Mickey Mouse in the Communist Kingdom
Has Mickey gone goofy?
Beijing on Wednesday announced its approval of a Disney theme park in Shanghai. The attraction, in the works for 19 years, is scheduled to open in 2014. The site is slated to be about 1,000 acres with the actual theme park to take up around 100 of them. That would make the much-anticipated attraction a little larger than the original in Anaheim. The cost of the venture is estimated to be $3.5 billion.
So what happens when you combine what is “perhaps the most iconic American brand of all” with potentially the world’s biggest market? Most people would say a sure-fire way to make money. Money will undoubtedly be made -- but maybe not by Disney. As Yin Kunhua, a professor at Shanghai University of Finance and Economics, said, “It is difficult to say what the exact impact will be, but this can only be good news for Shanghai.”

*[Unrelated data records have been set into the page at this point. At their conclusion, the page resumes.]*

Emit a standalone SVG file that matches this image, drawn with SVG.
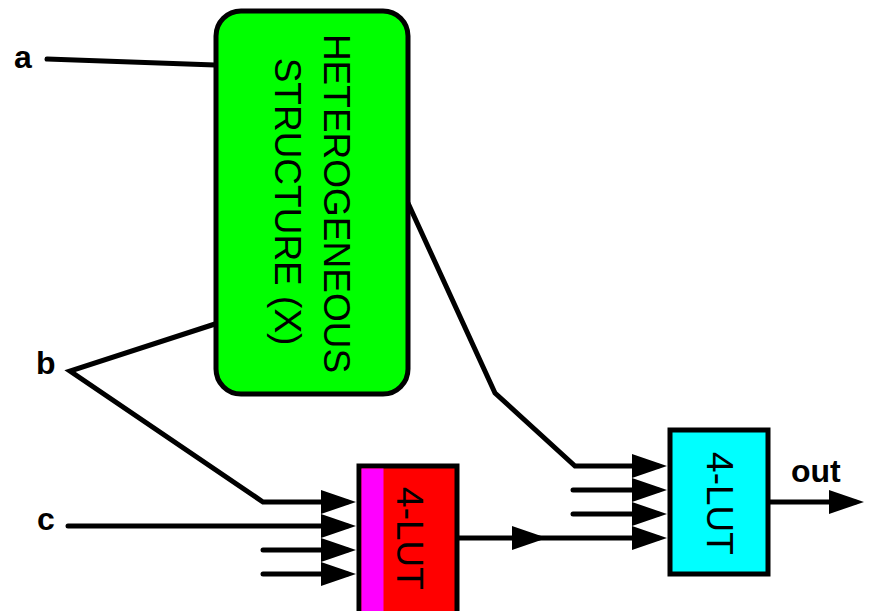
<svg xmlns="http://www.w3.org/2000/svg" width="873" height="611" viewBox="0 0 873 611">
<style>
.w{fill:none;stroke:#000;stroke-width:5;stroke-linecap:round;stroke-linejoin:miter}
.lbl{font-family:"Liberation Sans",Arial,sans-serif;font-weight:bold;font-size:32px;fill:#000}
.big{font-family:"Liberation Sans",Arial,sans-serif;font-size:37px;fill:#000;text-anchor:middle}
.box{stroke:#000;stroke-width:5}
</style>
<defs>
<marker id="ah" markerWidth="36" markerHeight="24" refX="26" refY="12" orient="auto" markerUnits="userSpaceOnUse">
<path d="M0,0 L35,12 L0,24 Z" fill="#000"/>
</marker>
</defs>
<g id="connectors">
<path class="w" d="M47,59 L215,65"/>
<path class="w" d="M215,324 L70,371 L263,502 L347,502" marker-end="url(#ah)"/>
<path class="w" d="M68,526 L347,526" marker-end="url(#ah)"/>
<path class="w" d="M263,550 L347,550" marker-end="url(#ah)"/>
<path class="w" d="M263,574 L347,574" marker-end="url(#ah)"/>
<path class="w" d="M408,203 L495,393 L575,466 L658,466" marker-end="url(#ah)"/>
<path class="w" d="M573,490 L658,490" marker-end="url(#ah)"/>
<path class="w" d="M573,514 L658,514" marker-end="url(#ah)"/>
<path class="w" d="M458,538 L538,538" marker-end="url(#ah)"/>
<path class="w" d="M536,538 L658,538" marker-end="url(#ah)"/>
<path class="w" d="M768,502 L855,502" marker-end="url(#ah)"/>
</g>
<g id="hetero">
<rect class="box" x="216" y="11" width="192" height="383" rx="25" fill="#00ff00"/>
<g transform="translate(337,203.5) rotate(90)"><text class="big" x="0" y="13">HETEROGENEOUS</text></g>
<g transform="translate(288,201.5) rotate(90)"><text class="big" x="0" y="13">STRUCTURE (X)</text></g>
</g>
<g id="lut1">
<rect class="box" x="359" y="466" width="98" height="160" fill="#ff0000"/>
<rect x="361.5" y="468.5" width="22" height="160" fill="#ff00ff"/>
<g transform="translate(410,538.5) rotate(90)"><text class="big" x="0" y="13">4-LUT</text></g>
</g>
<g id="lut2">
<rect class="box" x="670" y="430" width="98" height="144" fill="#00ffff"/>
<g transform="translate(720,503.5) rotate(90)"><text class="big" x="0" y="13">4-LUT</text></g>
</g>
<g id="in-a"><text class="lbl" x="14" y="68">a</text></g>
<g id="in-b"><text class="lbl" x="36" y="374">b</text></g>
<g id="in-c"><text class="lbl" x="37" y="530">c</text></g>
<g id="out"><text class="lbl" x="791" y="482">out</text></g>
</svg>
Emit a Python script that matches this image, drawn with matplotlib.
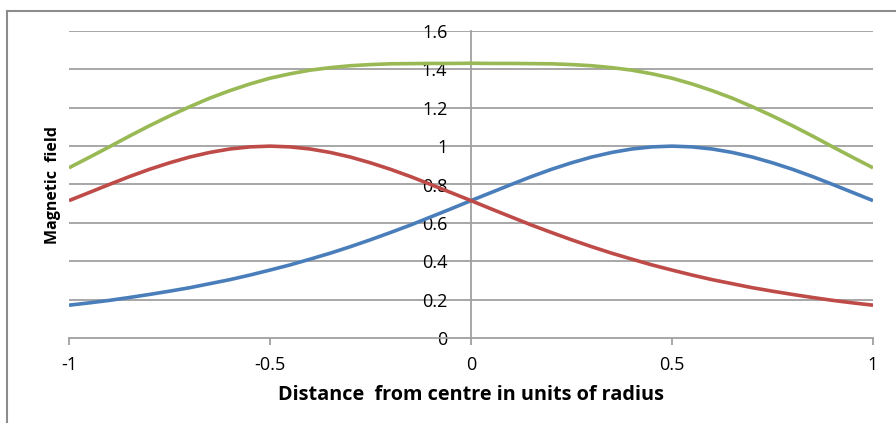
import matplotlib.pyplot as plt
from matplotlib.lines import Line2D

x = [-1.00, -0.95, -0.90, -0.85, -0.80, -0.75, -0.70, -0.65, -0.60, -0.55,
     -0.50, -0.45, -0.40, -0.35, -0.30, -0.25, -0.20, -0.15, -0.10, -0.05,
     0.00, 0.05, 0.10, 0.15, 0.20, 0.25, 0.30, 0.35, 0.40, 0.45,
     0.50, 0.55, 0.60, 0.65, 0.70, 0.75, 0.80, 0.85, 0.90, 0.95, 1.00]
coil_right = [0.171, 0.183, 0.196, 0.211, 0.227, 0.244, 0.262, 0.283, 0.304, 0.328,
              0.354, 0.381, 0.411, 0.442, 0.476, 0.512, 0.550, 0.589, 0.631, 0.673,
              0.716, 0.758, 0.800, 0.841, 0.879, 0.913, 0.943, 0.967, 0.985, 0.996,
              1.000, 0.996, 0.985, 0.967, 0.943, 0.913, 0.879, 0.841, 0.800, 0.758, 0.716]
coil_left = [0.716, 0.758, 0.800, 0.841, 0.879, 0.913, 0.943, 0.967, 0.985, 0.996,
             1.000, 0.996, 0.985, 0.967, 0.943, 0.913, 0.879, 0.841, 0.800, 0.758,
             0.716, 0.673, 0.631, 0.589, 0.550, 0.512, 0.476, 0.442, 0.411, 0.381,
             0.354, 0.328, 0.304, 0.283, 0.262, 0.244, 0.227, 0.211, 0.196, 0.183, 0.171]
total = [0.887, 0.941, 0.996, 1.052, 1.106, 1.157, 1.205, 1.250, 1.289, 1.324,
         1.354, 1.377, 1.396, 1.409, 1.419, 1.425, 1.429, 1.430, 1.431, 1.431,
         1.432, 1.431, 1.431, 1.430, 1.429, 1.425, 1.419, 1.409, 1.396, 1.377,
         1.354, 1.324, 1.289, 1.250, 1.205, 1.157, 1.106, 1.052, 0.996, 0.941, 0.887]

xticks = [-1, -0.5, 0, 0.5, 1]
xticklabels = ['-1', '-0.5', '0', '0.5', '1']
yticks = [0, 0.2, 0.4, 0.6, 0.8, 1.0, 1.2, 1.4, 1.6]
yticklabels = ['0', '0.2', '0.4', '0.6', '0.8', '1', '1.2', '1.4', '1.6']

plt.rcParams['font.family'] = ['Open Sans', 'DejaVu Sans']

W, H = 896, 423
fig = plt.figure(figsize=(W / 100, H / 100), dpi=100)

# chart area border (left and top edges)
border = '#8c8c8c'
fig.add_artist(Line2D([7 / W, 7 / W], [0, (H - 11) / H], color=border, linewidth=1.5))
fig.add_artist(Line2D([7 / W, 1], [(H - 11) / H, (H - 11) / H], color=border, linewidth=1.5))

ax = fig.add_axes([69 / W, 85 / H, 804 / W, 307 / H])
ax.set_xlim(-1, 1)
ax.set_ylim(0, 1.6)

grid = '#a0a0a0'
for yv in yticks[1:]:
    ax.axhline(yv, color=grid, linewidth=1.3, zorder=1)

kw = dict(linewidth=2.6, solid_joinstyle='round', solid_capstyle='butt')
ax.plot(x, coil_right, color='#4a7ebb', zorder=3, **kw)
ax.plot(x, coil_left, color='#be4b48', zorder=3, **kw)
ax.plot(x, total, color='#98b954', zorder=4, **kw)

for s in ['top', 'right']:
    ax.spines[s].set_visible(False)
ax.spines['left'].set_position(('data', 0))
ax.spines['left'].set_color(grid)
ax.spines['left'].set_linewidth(1.3)
ax.spines['bottom'].set_color(grid)
ax.spines['bottom'].set_linewidth(1.3)

ax.set_xticks(xticks)
ax.set_xticklabels(xticklabels)
ax.set_yticks(yticks)
ax.set_yticklabels(yticklabels)
ax.tick_params(axis='x', direction='out', length=5, color=grid, width=1.3,
               labelsize=13, pad=8)
ax.tick_params(axis='y', length=0, labelsize=13, pad=17)

ax.set_xlabel('Distance  from centre in units of radius', fontsize=14.3,
              fontweight='bold', labelpad=8)
fig.text(53 / W, (H - 185) / H, 'Magnetic  field', rotation=90,
         fontsize=11.5, fontweight='bold', ha='center', va='center')

fig.savefig('out.png', dpi=100)
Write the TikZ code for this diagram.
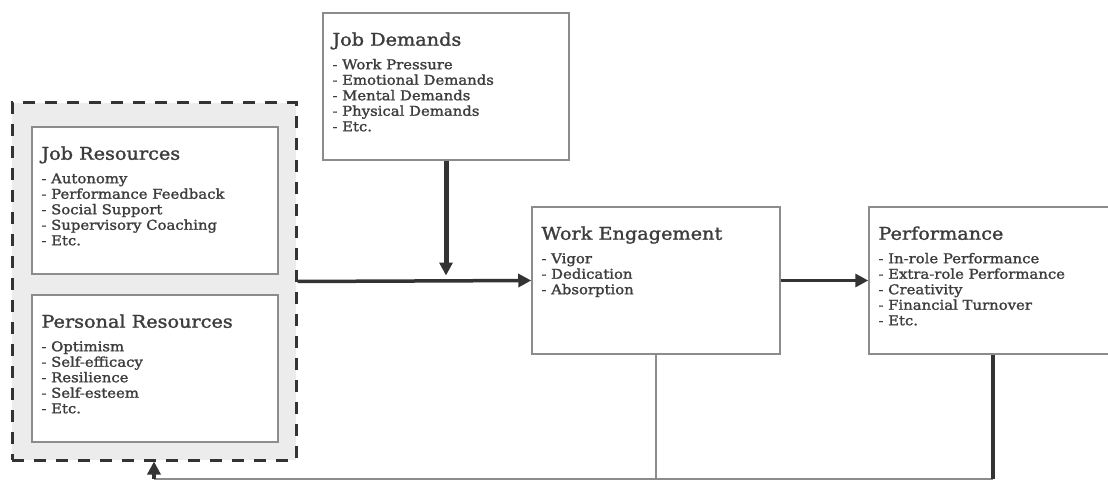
\documentclass[tikz,border=0pt]{standalone}
\usepackage{fontspec}
\setmainfont{DejaVu Serif}[FakeStretch=1.1, FakeBold=1.5]
\usetikzlibrary{arrows.meta}
\definecolor{boxgray}{HTML}{8C8C8C}
\definecolor{arrowgray}{HTML}{333333}
\definecolor{groupfill}{HTML}{ECECEC}
\definecolor{txtgray}{HTML}{3C3C3C}
\newcommand{\boxtitle}[1]{{\fontsize{17.5}{20}\selectfont #1}\\[8pt]}
\tikzset{
    box/.style = {draw = boxgray, line width = 1.5pt, fill = white, minimum width = 246pt, minimum height = 147pt, inner sep = 0pt},
    boxtext/.style = {anchor = north west, align = left, inner sep = 0pt, text = txtgray, font = \fontsize{13.5}{15.5}\selectfont},
    thickarrow/.style = {draw = arrowgray, line width = 3.5pt, -{Triangle[length = 13pt, width = 13pt]}},
    thickline/.style = {draw = arrowgray, line width = 4pt},
    thinline/.style = {draw = boxgray, line width = 1.8pt}
}
\begin{document}
\begin{tikzpicture}[x = 1pt, y = -1pt]
    \clip (0,0) rectangle (1108,481);
    \node[draw = arrowgray, fill = groupfill, line width = 3pt, dash pattern = on 12pt off 10pt, minimum width = 284pt, minimum height = 357pt, inner sep = 0pt] (dres) at (154,281.5) {};
    \node[box] (jres) at (155,200.5) {};
    \node[box] (pres) at (155,368.5) {};
    \node[box] (jdem) at (446,86.5) {};
    \node[box, minimum width = 248pt] (weng) at (656,280.5) {};
    \node[box, minimum width = 248pt] (perf) at (993,280.5) {};
    \node[boxtext] (jrestxt) at ([xshift = 10pt, yshift = -20pt]jres.north west) {\boxtitle{Job Resources}
        - Autonomy\\ - Performance Feedback\\ - Social Support\\ - Supervisory Coaching\\ - Etc.};
    \node[boxtext] (prestxt) at ([xshift = 10pt, yshift = -20pt]pres.north west) {\boxtitle{Personal Resources}
        - Optimism\\ - Self-efficacy\\ - Resilience\\ - Self-esteem\\ - Etc.};
    \node[boxtext] (jdemtxt) at ([xshift = 10pt, yshift = -20pt]jdem.north west) {\boxtitle{Job Demands}
        - Work Pressure\\ - Emotional Demands\\ - Mental Demands\\ - Physical Demands\\ - Etc.};
    \node[boxtext] (wengtxt) at ([xshift = 10pt, yshift = -20pt]weng.north west) {\boxtitle{Work Engagement}
        - Vigor\\ - Dedication\\ - Absorption};
    \node[boxtext] (perftxt) at ([xshift = 10pt, yshift = -20pt]perf.north west) {\boxtitle{Performance}
        - In-role Performance\\ - Extra-role Performance\\ - Creativity\\ - Financial Turnover\\ - Etc.};
    \coordinate (fb) at (dres.south |- 0,479);
    \draw[thickarrow] (dres.east) -- (weng.west);
    \draw[thickarrow, line width = 5pt, shorten > = 5pt] (jdem.south) -- (jdem.south |- weng.west);
    \draw[thickarrow] (weng.east) -- (perf.west);
    \draw[thinline] (weng.south) -- (weng.south |- fb);
    \draw[thinline] (perf.south |- fb) -- (fb);
    \draw[thickline] (perf.south) -- (perf.south |- fb);
    \draw[thickarrow] (fb) -- (dres.south);
\end{tikzpicture}
\end{document}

Shanghai will surely benefit, boosting revenues from tourism, triggering growth in areas surrounding the park, and enhancing its position in its never-ending competition with Beijing. Disney, however, is another story. On the plus side of the ledger, the park will add to its profile in China and should help its other lines of business, such as the chain of language schools and its now-limited television programming. The park could do well too, with some 300 million potential visitors living within two hours of the site.
How Disney will actually do is an open question, of course. For starters, the theme-park business in China is generally troubled. There are already 2,500 of these attractions in China, with only about 10 percent of them making money. Many have already failed. Froebelland Park in Wujiang, for instance, closed its gates in less than a year. And one attraction shut down before it even welcomed its first visitor. That was Love Land, China’s first sex-themed park, in Chongqing, technically the world’s largest city.